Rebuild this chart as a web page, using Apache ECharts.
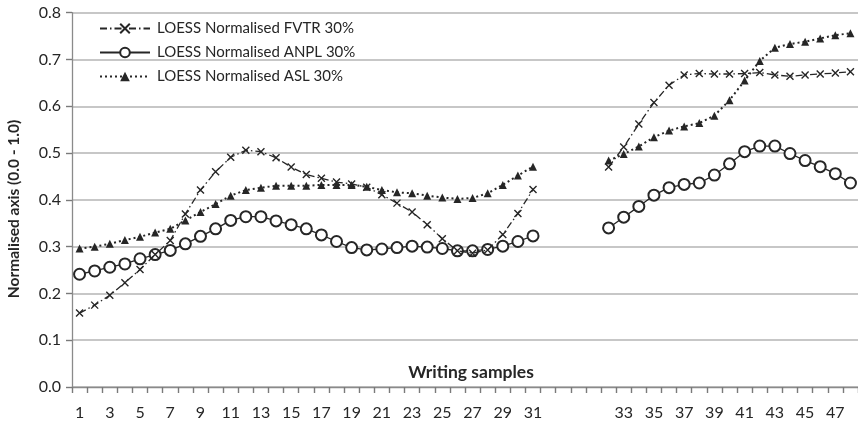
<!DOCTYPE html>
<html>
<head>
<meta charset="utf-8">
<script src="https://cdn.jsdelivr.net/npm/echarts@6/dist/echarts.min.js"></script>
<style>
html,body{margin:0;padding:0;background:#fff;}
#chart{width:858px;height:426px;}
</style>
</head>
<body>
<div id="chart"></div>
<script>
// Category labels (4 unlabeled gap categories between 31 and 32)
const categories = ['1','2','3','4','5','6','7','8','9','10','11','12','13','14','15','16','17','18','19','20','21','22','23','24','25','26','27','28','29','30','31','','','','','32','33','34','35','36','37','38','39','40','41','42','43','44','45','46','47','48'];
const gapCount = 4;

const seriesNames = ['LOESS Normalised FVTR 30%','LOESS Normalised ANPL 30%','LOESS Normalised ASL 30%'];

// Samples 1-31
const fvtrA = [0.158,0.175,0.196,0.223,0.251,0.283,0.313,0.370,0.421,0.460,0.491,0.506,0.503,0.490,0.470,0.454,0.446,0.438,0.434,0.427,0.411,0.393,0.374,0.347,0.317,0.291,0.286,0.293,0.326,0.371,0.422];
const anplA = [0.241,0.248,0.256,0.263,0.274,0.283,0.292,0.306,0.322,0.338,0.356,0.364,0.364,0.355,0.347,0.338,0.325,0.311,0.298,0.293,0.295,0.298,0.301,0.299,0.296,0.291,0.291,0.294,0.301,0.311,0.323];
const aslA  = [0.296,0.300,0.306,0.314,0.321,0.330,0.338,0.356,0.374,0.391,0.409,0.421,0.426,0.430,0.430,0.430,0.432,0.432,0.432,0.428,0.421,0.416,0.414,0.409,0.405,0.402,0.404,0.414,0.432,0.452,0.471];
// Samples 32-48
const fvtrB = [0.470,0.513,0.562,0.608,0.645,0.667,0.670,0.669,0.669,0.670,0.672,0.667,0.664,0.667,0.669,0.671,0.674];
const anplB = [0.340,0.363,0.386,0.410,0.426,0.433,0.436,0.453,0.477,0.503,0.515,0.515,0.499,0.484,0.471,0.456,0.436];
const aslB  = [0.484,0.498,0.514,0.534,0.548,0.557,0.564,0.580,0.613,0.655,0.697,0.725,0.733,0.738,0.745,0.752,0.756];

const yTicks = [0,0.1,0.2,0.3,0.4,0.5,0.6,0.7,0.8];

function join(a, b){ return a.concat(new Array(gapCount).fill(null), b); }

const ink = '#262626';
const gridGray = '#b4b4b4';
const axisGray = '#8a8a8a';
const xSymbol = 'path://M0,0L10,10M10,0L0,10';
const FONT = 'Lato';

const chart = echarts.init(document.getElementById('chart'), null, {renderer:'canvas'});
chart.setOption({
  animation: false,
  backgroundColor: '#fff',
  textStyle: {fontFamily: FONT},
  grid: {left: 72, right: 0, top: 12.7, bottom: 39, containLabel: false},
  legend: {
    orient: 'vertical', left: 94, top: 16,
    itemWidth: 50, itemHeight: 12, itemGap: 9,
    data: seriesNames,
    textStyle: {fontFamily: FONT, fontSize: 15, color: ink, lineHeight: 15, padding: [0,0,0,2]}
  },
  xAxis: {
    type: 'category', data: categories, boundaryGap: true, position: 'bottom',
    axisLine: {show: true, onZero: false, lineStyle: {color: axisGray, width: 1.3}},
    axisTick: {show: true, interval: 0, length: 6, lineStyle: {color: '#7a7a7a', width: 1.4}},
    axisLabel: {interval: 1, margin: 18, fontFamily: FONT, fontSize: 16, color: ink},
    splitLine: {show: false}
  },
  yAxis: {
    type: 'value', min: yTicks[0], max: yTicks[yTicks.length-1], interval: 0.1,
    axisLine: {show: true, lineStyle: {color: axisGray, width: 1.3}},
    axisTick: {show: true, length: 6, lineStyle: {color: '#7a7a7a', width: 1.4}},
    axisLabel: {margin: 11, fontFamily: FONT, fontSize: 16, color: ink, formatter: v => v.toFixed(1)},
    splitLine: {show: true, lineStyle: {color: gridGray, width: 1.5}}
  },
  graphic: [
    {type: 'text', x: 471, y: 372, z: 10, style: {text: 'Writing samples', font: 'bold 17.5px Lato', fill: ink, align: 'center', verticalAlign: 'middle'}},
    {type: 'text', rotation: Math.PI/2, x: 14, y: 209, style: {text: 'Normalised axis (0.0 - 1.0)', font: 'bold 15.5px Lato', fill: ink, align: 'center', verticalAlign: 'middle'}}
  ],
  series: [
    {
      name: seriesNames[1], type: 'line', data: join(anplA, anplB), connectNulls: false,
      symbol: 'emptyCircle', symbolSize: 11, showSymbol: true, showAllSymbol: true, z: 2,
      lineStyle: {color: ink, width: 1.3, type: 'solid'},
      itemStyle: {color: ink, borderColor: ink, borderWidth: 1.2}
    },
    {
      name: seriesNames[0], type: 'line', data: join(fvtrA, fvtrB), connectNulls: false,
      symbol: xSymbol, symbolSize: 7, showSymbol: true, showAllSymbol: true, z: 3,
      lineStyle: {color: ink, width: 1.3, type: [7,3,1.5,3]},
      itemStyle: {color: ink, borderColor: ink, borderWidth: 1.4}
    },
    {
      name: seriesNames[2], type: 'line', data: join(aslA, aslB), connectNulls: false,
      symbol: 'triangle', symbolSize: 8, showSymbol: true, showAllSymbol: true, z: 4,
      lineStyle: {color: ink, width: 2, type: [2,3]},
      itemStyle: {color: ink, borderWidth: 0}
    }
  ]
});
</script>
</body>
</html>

================

:: WHAT IS BEING ASKED ::
Write the full listing out again with every line unchanged, but include no pictures.

:: ANSWER TO THE TASK ::
Rebuild this chart as a web page, using Apache ECharts.
<!DOCTYPE html>
<html>
<head>
<meta charset="utf-8">
<script src="https://cdn.jsdelivr.net/npm/echarts@6/dist/echarts.min.js"></script>
<style>
html,body{margin:0;padding:0;background:#fff;}
#chart{width:858px;height:426px;}
</style>
</head>
<body>
<div id="chart"></div>
<script>
// Category labels (4 unlabeled gap categories between 31 and 32)
const categories = ['1','2','3','4','5','6','7','8','9','10','11','12','13','14','15','16','17','18','19','20','21','22','23','24','25','26','27','28','29','30','31','','','','','32','33','34','35','36','37','38','39','40','41','42','43','44','45','46','47','48'];
const gapCount = 4;

const seriesNames = ['LOESS Normalised FVTR 30%','LOESS Normalised ANPL 30%','LOESS Normalised ASL 30%'];

// Samples 1-31
const fvtrA = [0.158,0.175,0.196,0.223,0.251,0.283,0.313,0.370,0.421,0.460,0.491,0.506,0.503,0.490,0.470,0.454,0.446,0.438,0.434,0.427,0.411,0.393,0.374,0.347,0.317,0.291,0.286,0.293,0.326,0.371,0.422];
const anplA = [0.241,0.248,0.256,0.263,0.274,0.283,0.292,0.306,0.322,0.338,0.356,0.364,0.364,0.355,0.347,0.338,0.325,0.311,0.298,0.293,0.295,0.298,0.301,0.299,0.296,0.291,0.291,0.294,0.301,0.311,0.323];
const aslA  = [0.296,0.300,0.306,0.314,0.321,0.330,0.338,0.356,0.374,0.391,0.409,0.421,0.426,0.430,0.430,0.430,0.432,0.432,0.432,0.428,0.421,0.416,0.414,0.409,0.405,0.402,0.404,0.414,0.432,0.452,0.471];
// Samples 32-48
const fvtrB = [0.470,0.513,0.562,0.608,0.645,0.667,0.670,0.669,0.669,0.670,0.672,0.667,0.664,0.667,0.669,0.671,0.674];
const anplB = [0.340,0.363,0.386,0.410,0.426,0.433,0.436,0.453,0.477,0.503,0.515,0.515,0.499,0.484,0.471,0.456,0.436];
const aslB  = [0.484,0.498,0.514,0.534,0.548,0.557,0.564,0.580,0.613,0.655,0.697,0.725,0.733,0.738,0.745,0.752,0.756];

const yTicks = [0,0.1,0.2,0.3,0.4,0.5,0.6,0.7,0.8];

function join(a, b){ return a.concat(new Array(gapCount).fill(null), b); }

const ink = '#262626';
const gridGray = '#b4b4b4';
const axisGray = '#8a8a8a';
const xSymbol = 'path://M0,0L10,10M10,0L0,10';
const FONT = 'Lato';

const chart = echarts.init(document.getElementById('chart'), null, {renderer:'canvas'});
chart.setOption({
  animation: false,
  backgroundColor: '#fff',
  textStyle: {fontFamily: FONT},
  grid: {left: 72, right: 0, top: 12.7, bottom: 39, containLabel: false},
  legend: {
    orient: 'vertical', left: 94, top: 16,
    itemWidth: 50, itemHeight: 12, itemGap: 9,
    data: seriesNames,
    textStyle: {fontFamily: FONT, fontSize: 15, color: ink, lineHeight: 15, padding: [0,0,0,2]}
  },
  xAxis: {
    type: 'category', data: categories, boundaryGap: true, position: 'bottom',
    axisLine: {show: true, onZero: false, lineStyle: {color: axisGray, width: 1.3}},
    axisTick: {show: true, interval: 0, length: 6, lineStyle: {color: '#7a7a7a', width: 1.4}},
    axisLabel: {interval: 1, margin: 18, fontFamily: FONT, fontSize: 16, color: ink},
    splitLine: {show: false}
  },
  yAxis: {
    type: 'value', min: yTicks[0], max: yTicks[yTicks.length-1], interval: 0.1,
    axisLine: {show: true, lineStyle: {color: axisGray, width: 1.3}},
    axisTick: {show: true, length: 6, lineStyle: {color: '#7a7a7a', width: 1.4}},
    axisLabel: {margin: 11, fontFamily: FONT, fontSize: 16, color: ink, formatter: v => v.toFixed(1)},
    splitLine: {show: true, lineStyle: {color: gridGray, width: 1.5}}
  },
  graphic: [
    {type: 'text', x: 471, y: 372, z: 10, style: {text: 'Writing samples', font: 'bold 17.5px Lato', fill: ink, align: 'center', verticalAlign: 'middle'}},
    {type: 'text', rotation: Math.PI/2, x: 14, y: 209, style: {text: 'Normalised axis (0.0 - 1.0)', font: 'bold 15.5px Lato', fill: ink, align: 'center', verticalAlign: 'middle'}}
  ],
  series: [
    {
      name: seriesNames[1], type: 'line', data: join(anplA, anplB), connectNulls: false,
      symbol: 'emptyCircle', symbolSize: 11, showSymbol: true, showAllSymbol: true, z: 2,
      lineStyle: {color: ink, width: 1.3, type: 'solid'},
      itemStyle: {color: ink, borderColor: ink, borderWidth: 1.2}
    },
    {
      name: seriesNames[0], type: 'line', data: join(fvtrA, fvtrB), connectNulls: false,
      symbol: xSymbol, symbolSize: 7, showSymbol: true, showAllSymbol: true, z: 3,
      lineStyle: {color: ink, width: 1.3, type: [7,3,1.5,3]},
      itemStyle: {color: ink, borderColor: ink, borderWidth: 1.4}
    },
    {
      name: seriesNames[2], type: 'line', data: join(aslA, aslB), connectNulls: false,
      symbol: 'triangle', symbolSize: 8, showSymbol: true, showAllSymbol: true, z: 4,
      lineStyle: {color: ink, width: 2, type: [2,3]},
      itemStyle: {color: ink, borderWidth: 0}
    }
  ]
});
</script>
</body>
</html>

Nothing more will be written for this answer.